"Les Dames de nage" est le premier ouvrage de Bernard Gireaudeau qu'il m'ait été donné de lire. J'ai acheté ce livre dans une très belle édition, en format de poche et j'en suis vraiment très fière. Je trouve l'écriture de Gireaudeau extrêmement puissante, en partie grâce à l'équilibre subtil entre une certaine brutalité de l'écriture (qui est parfois même assez crue) et un aspect très poétique de celle-ci. Toujours à la frontière entre ces deux partis, il parvient à un rendu vraiment époustouflant.
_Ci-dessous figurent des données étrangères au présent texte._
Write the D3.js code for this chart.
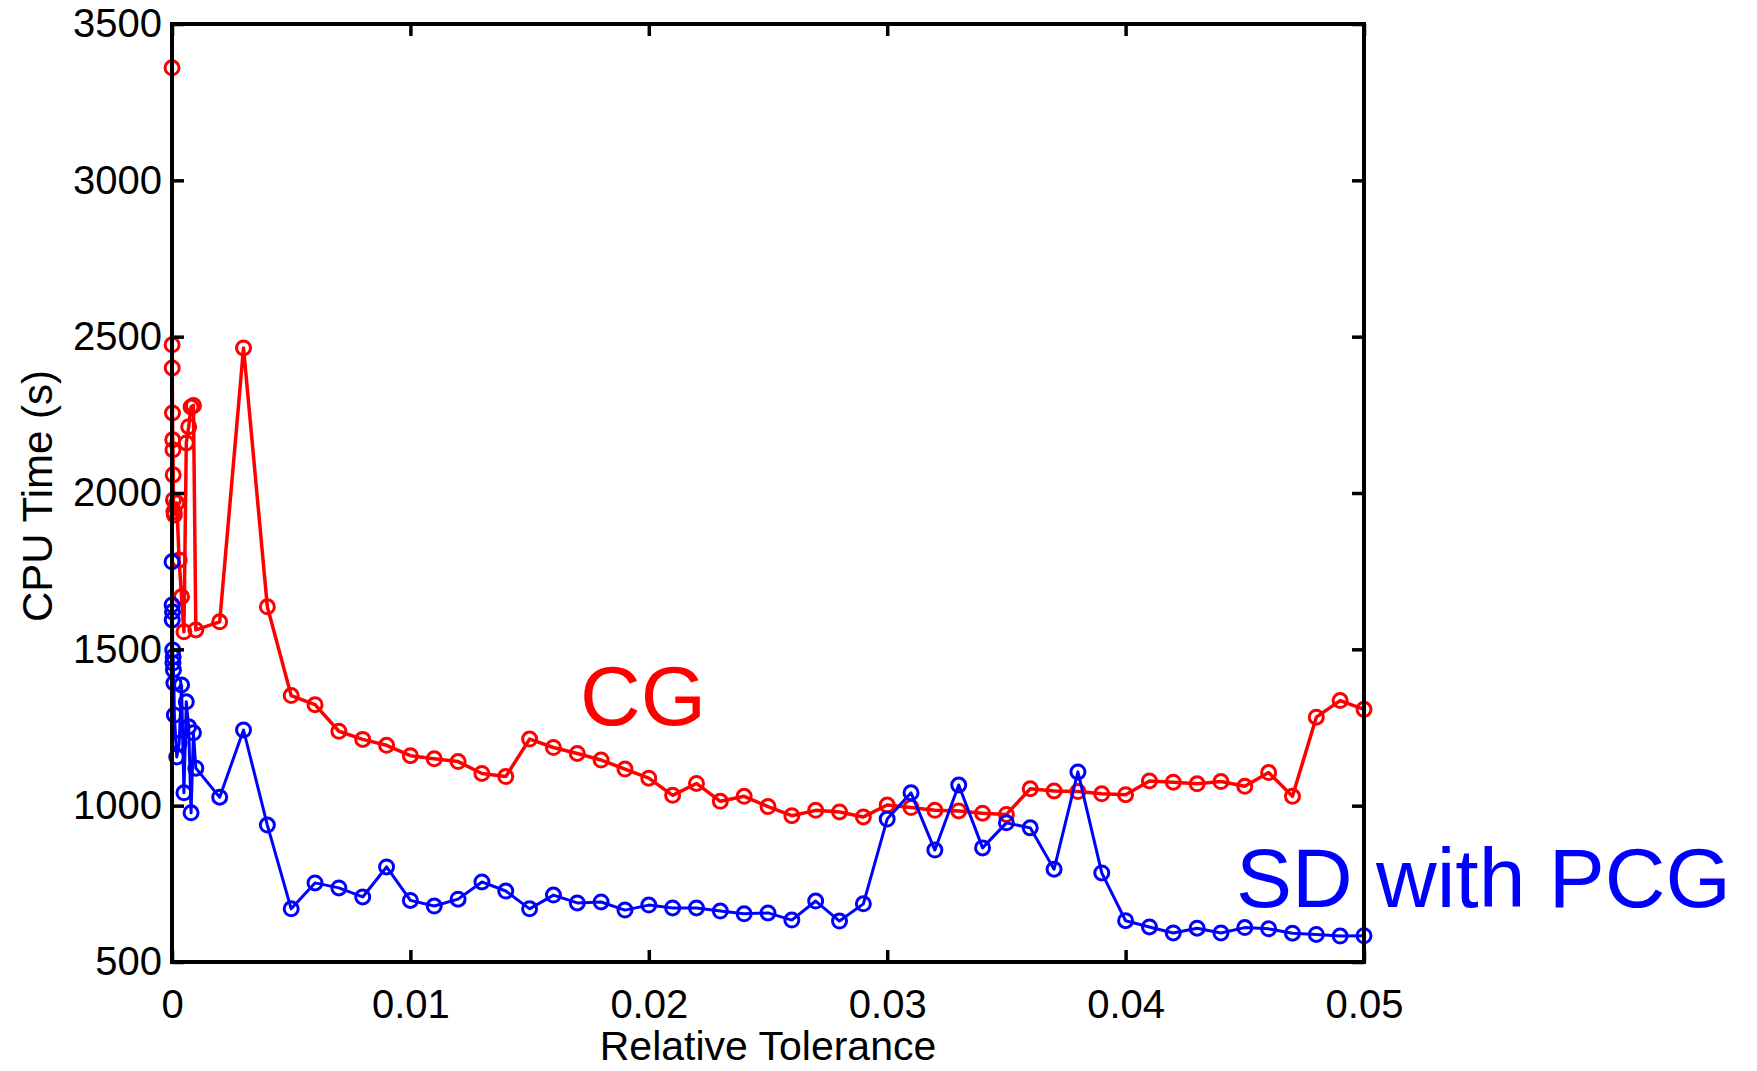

L'autre charme de l'écriture de Gireaudeau, et que je retrouve en ce moment même en lisant "Cher amour", c'est ce caractère immédiat de l'écriture, un carnet de voyage où se mêlent histoire, poésie, légendes et récits tribaux ou imaginés, la brutalité de la vie, l'horreur de la pauvreté et de l'abandon, l'amour du voyage, de la rencontre avec autrui, cette part d'imaginaire libéré et indomptable que l'auteur nous fait partager au fil des pages de ce magnifique livre. Peut-on dire roman? Oui, sans doute... mais pas tout à fait; ou disons plutôt, tellement plus que cela. A la fois conte, récit de voyage, poème, ode... La richesse des mots, leur caractère évocateur, célèbrent l'Amour, la Femme. Comment ne pas aimer Gireaudeau? Un amour de carte postale, une quête aventureuse, une soif de connaître mais surtout de découvrir. Boire à la source de la vie jusqu'à l'ivresse. Voyageur solitaire, mais citoyen du monde, de quais en quais, des côtes françaises aux sommets des Andes, le narrateur est bouleversé par des personnalités hors du commun, des êtres à la richesse infinie, et nous bouleverse par ce qu'il en apprend, secrets amoureusement cachés et préservés d'un monde qui lentement s'éteint.
Que dire de la Femme? Belle, fière, forte... faible parfois aussi, fragile tout du moins. Héroïne oubliée, amoureuse éperdue mais aussi cruelle et insondable. Aimer, toujours aimer comme si c'était la première fois, aimer jusqu'à oublier, à disparaître.
Je l'ai aimée comme un enfant, comme un homme, comme je n'ai jamais plus aimé.
L'histoire du marin et de Colette Mahina, ou Rarahu comme il se plaît à l'appeler, m'a énormément touchée. Images flottantes de la solitude, de femme-enfant et d'homme-enfant, de destins inexplicablement mêlés et enchevêtrés, de sentiments absents de toute définition, pas tout à fait ceci mais pas totalement cela non plus, parce qu'au fond, ce qui importe c'est d'aimer: amour filial, platonique, passionnel... aimer et puis c'est tout. Prostituées, marins, miniers, jeunes ou vieux, hétéros ou pas, amoureux de la vie ou simple âme errante, vivre, exister, et mourir.